As a border state, New Mexico sees many drug seizures each year. The National Seizure System reported that the amount of cannabis and cocaine seized along the New Mexico portion of the Southwest Border has declined from 2006 to 2010. Additionally, border seizures for methamphetamines remain at an extremely low level. Nationwide, meth lab seizures rose 76% from 2007 to 2009. Meth lab seizures in New Mexico peaked with 188 in 2003, and then declined to 34 in 2006. The state created a Prescription Drug Monitoring Program (PDMP) run by the Board of Pharmacy in 2005 to oversee and control substances in Schedules II, III, and IV. Every pharmacy in New Mexico has been set up to receive patient utilization reports of controlled substances dispensed.

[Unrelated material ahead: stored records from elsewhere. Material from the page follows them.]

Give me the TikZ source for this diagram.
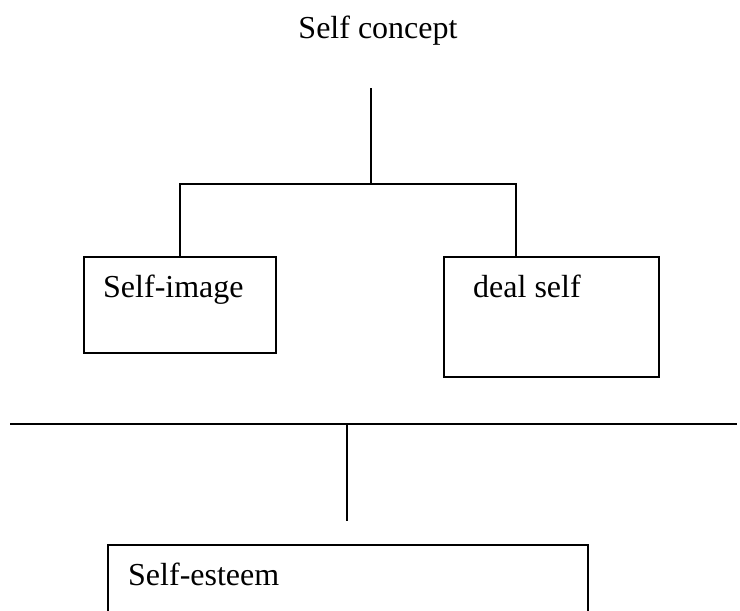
\documentclass[tikz,border=0pt]{standalone}
\usepackage{fontspec}
\setmainfont{Liberation Serif}
\begin{document}
\begin{tikzpicture}[x=1pt,y=-1pt,
  box/.style={draw, line width=1.5pt, rectangle, inner sep=0pt, anchor=north west},
  link/.style={line width=1.5pt},
  lbl/.style={anchor=base west, inner sep=0pt, font=\fontsize{32}{38}\selectfont}]
\useasboundingbox (0,0) rectangle (740,611);
\clip (0,0) rectangle (740,611);

% heading
\node[lbl, anchor=base] (title) at (378,38) {Self concept};

% first level: two boxes
\node[box, minimum width=192pt, minimum height=96pt] (img) at (83,256) {};
\node[lbl] (imgtxt) at (103,297) {Self-image};
\node[box, minimum width=215pt, minimum height=120pt] (ideal) at (443,256) {};
\node[lbl] (idealtxt) at (473,297) {deal self};

% branching connector
\coordinate (stem) at (371,88);
\coordinate (split) at (371,184);
\draw[link] (stem) -- (split);
\draw[link] (img.north) |- (split);
\draw[link] (split) -| ([xshift=73pt]ideal.north west);

% dividing rule and drop line
\coordinate (ruleL) at (10,424);
\coordinate (ruleR) at (737,424);
\coordinate (drop) at (347,424);
\coordinate (dropEnd) at (347,521);
\draw[link] (ruleL) -- (ruleR);
\draw[link] (drop) -- (dropEnd);

% bottom box, running past the lower edge
\node[box, minimum width=480pt, minimum height=90pt] (esteem) at (107,544) {};
\node[lbl] (esteemtxt) at (128,585) {Self-esteem};
\end{tikzpicture}
\end{document}
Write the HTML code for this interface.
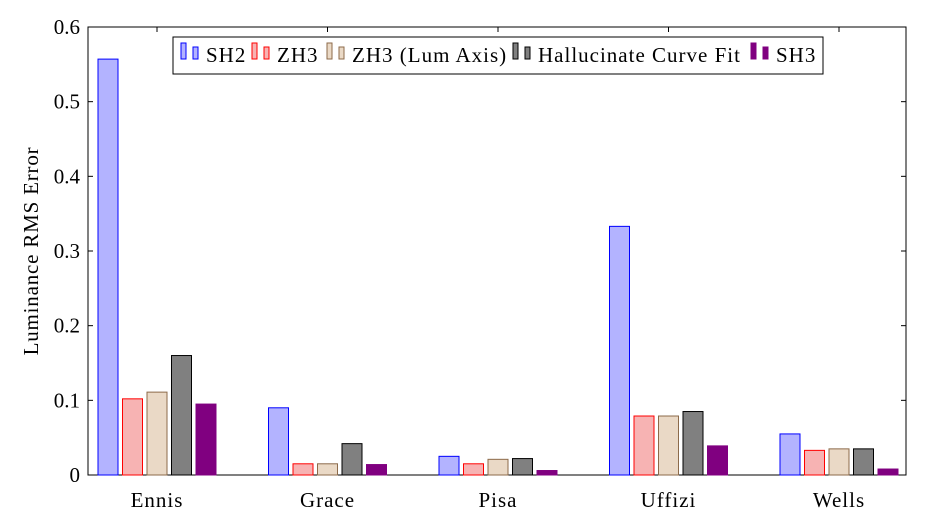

Residents of New Mexico are seeing an increased need for drug rehab and addiction recovery programs. Drug addiction is a problem that as it develops, destroys the user’s home life, career, social life, physical health, emotional wellbeing and robs them of their money. While attempting to end addiction problems on your own is the obvious first choice, most addicts will admit that their personal attempts at achieving lasting sobriety have failed miserably. At some point or another, desire to use overwhelms them and they relapse. It may be something as small as seeing an old drug using friend, or as major as loosing someone they care about and feeling that they have no way to handle their emotions other than to get high. What enrolling and completing an effective drug rehab program can do is help the addicted person safely get off drugs, learn valuable life skills and address their underlying issues that lead them to choose drugs in the first place. When the person completes treatment they will have resolved these underlying issues, become educated on how to handle life drug-free and ways to remain sober when the urge or compulsion to use strikes them. The many gains a person receives because of drug rehab are countless. They will regain their health, become employable again or a better employee than they were, develop better family and friend relationships built on communication and trust and eventually their finances will improve with hard work.